(Stored data entries)
· · · · ·
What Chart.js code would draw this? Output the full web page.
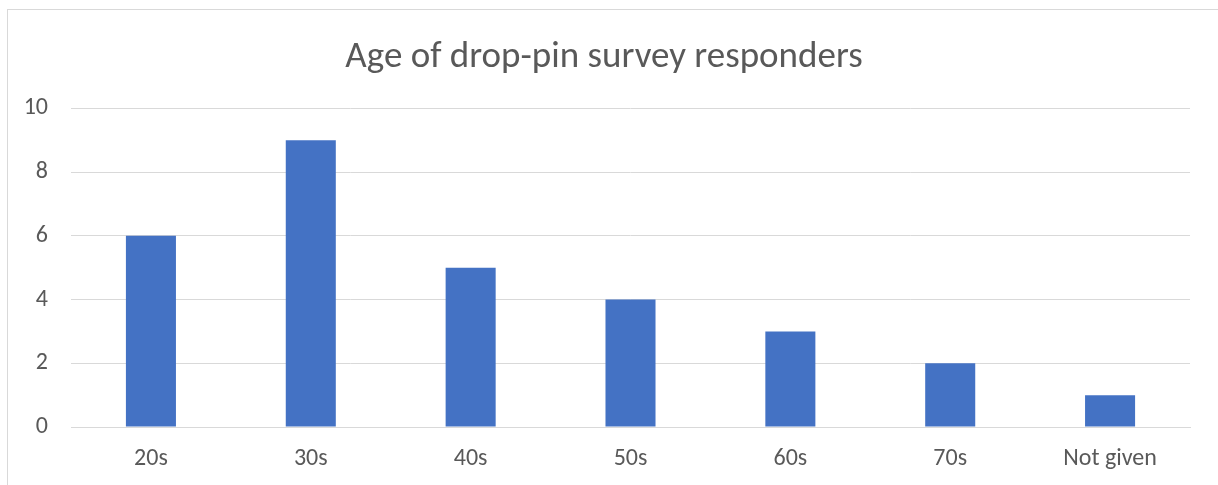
<!DOCTYPE html>
<html>
<head>
<meta charset="utf-8">
<script src="https://cdn.jsdelivr.net/npm/chart.js@4"></script>
<style>
  html, body { margin: 0; padding: 0; background: #fff; overflow: hidden; }
  #wrap { position: relative; width: 1218px; height: 485px; }
  #frame {
    position: absolute; left: 7px; top: 9px; width: 1300px; height: 600px;
    border: 1.5px solid #d9d9d9; pointer-events: none;
  }
</style>
</head>
<body>
<div id="wrap">
  <canvas id="myChart" width="1218" height="485"></canvas>
  <div id="frame"></div>
</div>
<script>
// chart data
const categories = ['20s', '30s', '40s', '50s', '60s', '70s', 'Not given'];
const responders = [6, 9, 5, 4, 3, 2, 1];
const yMax = 10;
const yStep = 2;
const chartTitle = 'Age of drop-pin survey responders';

const fontFamily = "Carlito, Calibri, Lato, 'Open Sans', sans-serif";
const textColor = '#595959';
const gridColor = '#d9d9d9';

const ctx = document.getElementById('myChart').getContext('2d');

const myChart = new Chart(ctx, {
  type: 'bar',
  data: {
    labels: categories,
    datasets: [
      {
        label: 'Responders',
        data: responders,
        backgroundColor: '#4472c4',
        borderWidth: 0,
        barPercentage: 1,
        categoryPercentage: 0.313,
      },
    ],
  },
  options: {
    responsive: false,
    animation: false,
    layout: {
      // some left padding nudges the title towards the frame centre
      padding: { left: 18, right: 28, top: 36, bottom: 0 },
    },
    plugins: {
      legend: { display: false },
      tooltip: { enabled: false },
      title: {
        display: true,
        text: chartTitle,
        color: textColor,
        font: { family: fontFamily, size: 37, weight: 'normal' },
        padding: { top: 0, bottom: 28 },
      },
    },
    scales: {
      x: {
        grid: { display: false, drawTicks: false },
        border: { display: true, color: gridColor, width: 1 },
        ticks: {
          color: textColor,
          font: { family: fontFamily, size: 24 },
          padding: 18,
        },
        afterFit: (axis) => { axis.height = 58; },
      },
      y: {
        min: 0,
        max: yMax,
        grid: { color: gridColor, drawTicks: false },
        border: { display: false },
        ticks: {
          stepSize: yStep,
          color: textColor,
          font: { family: fontFamily, size: 24 },
          padding: 23,
        },
        afterFit: (axis) => { axis.width = 53; },
      },
    },
  },
});
</script>
</body>
</html>
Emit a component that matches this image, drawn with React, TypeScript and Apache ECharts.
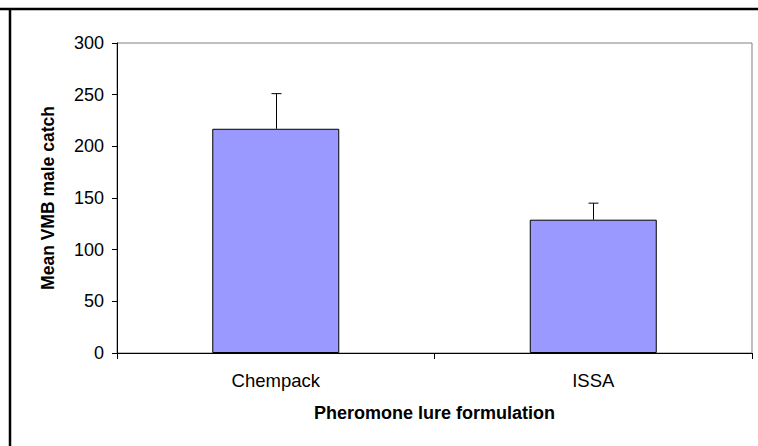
import React, { useEffect, useRef } from "react";
import * as echarts from "echarts";

const categories = ["Chempack", "ISSA"];
const means = [217, 129];
const upperErrors = [251, 145];
const yTicks = { min: 0, max: 300, interval: 50 };

export default function App() {
  const ref = useRef<HTMLDivElement>(null);
  useEffect(() => {
    document.body.style.margin = "0";
    const chart = echarts.init(ref.current!, null, { renderer: "svg" });
    const font = "Arial, 'Liberation Sans', sans-serif";
    chart.setOption({
      animation: false,
      backgroundColor: "#ffffff",
      grid: {
        left: 117,
        top: 43,
        right: 6,
        bottom: 93,
        show: true,
        borderColor: "#808080",
        borderWidth: 1,
        backgroundColor: "transparent",
      },
      graphic: [
        {
          type: "line",
          shape: { x1: 0, y1: 9, x2: 758, y2: 9 },
          style: { stroke: "#000", lineWidth: 2.5 },
        },
        {
          type: "line",
          shape: { x1: 10, y1: 8, x2: 10, y2: 446 },
          style: { stroke: "#000", lineWidth: 2.5 },
        },
      ],
      xAxis: {
        type: "category",
        data: categories,
        boundaryGap: true,
        axisLine: { lineStyle: { color: "#000", width: 1 } },
        axisTick: { show: true, length: 6, lineStyle: { color: "#000" } },
        axisLabel: { color: "#000", fontSize: 18.5, fontFamily: font, margin: 18 },
        name: "Pheromone lure formulation",
        nameLocation: "middle",
        nameGap: 51,
        nameTextStyle: { color: "#000", fontSize: 18, fontWeight: "bold", fontFamily: font },
      },
      yAxis: {
        type: "value",
        min: yTicks.min,
        max: yTicks.max,
        interval: yTicks.interval,
        axisLine: { show: true, lineStyle: { color: "#000", width: 1 } },
        axisTick: { show: true, length: 5, lineStyle: { color: "#000" } },
        splitLine: { show: false },
        axisLabel: { color: "#000", fontSize: 18, fontFamily: font, margin: 13 },
        name: "Mean VMB male catch",
        nameLocation: "middle",
        nameRotate: 90,
        nameGap: 60,
        nameTextStyle: { color: "#000", fontSize: 17.5, fontWeight: "bold", fontFamily: font },
      },
      series: [
        {
          type: "bar",
          data: means,
          barWidth: "40%",
          itemStyle: { color: "#9999FF", borderColor: "#000", borderWidth: 1 },
          z: 2,
        },
        {
          type: "custom",
          data: categories.map((_, i) => [i, means[i], upperErrors[i]]),
          z: 3,
          renderItem: (params: any, api: any) => {
            const x = api.value(0);
            const base = api.coord([x, api.value(1)]);
            const top = api.coord([x, api.value(2)]);
            const cx = Math.round(base[0]) + 0.5;
            return {
              type: "group",
              children: [
                {
                  type: "line",
                  shape: { x1: cx, y1: base[1], x2: cx, y2: top[1] },
                  style: { stroke: "#000", lineWidth: 1 },
                },
                {
                  type: "line",
                  shape: { x1: cx - 5, y1: top[1], x2: cx + 5, y2: top[1] },
                  style: { stroke: "#000", lineWidth: 1 },
                },
              ],
            };
          },
        },
      ],
    });
    return () => chart.dispose();
  }, []);
  return (
    <div
      ref={ref}
      style={{ position: "absolute", left: 0, top: 0, width: 758, height: 446 }}
    />
  );
}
· · · · ·
GIVEN PROBLEM:
Which lines contain the word "this"? Return each of them.

WRITTEN ANSWER:
What Chart.js code would draw this? Output the full web page.
Emit a component that matches this image, drawn with React, TypeScript and Apache ECharts.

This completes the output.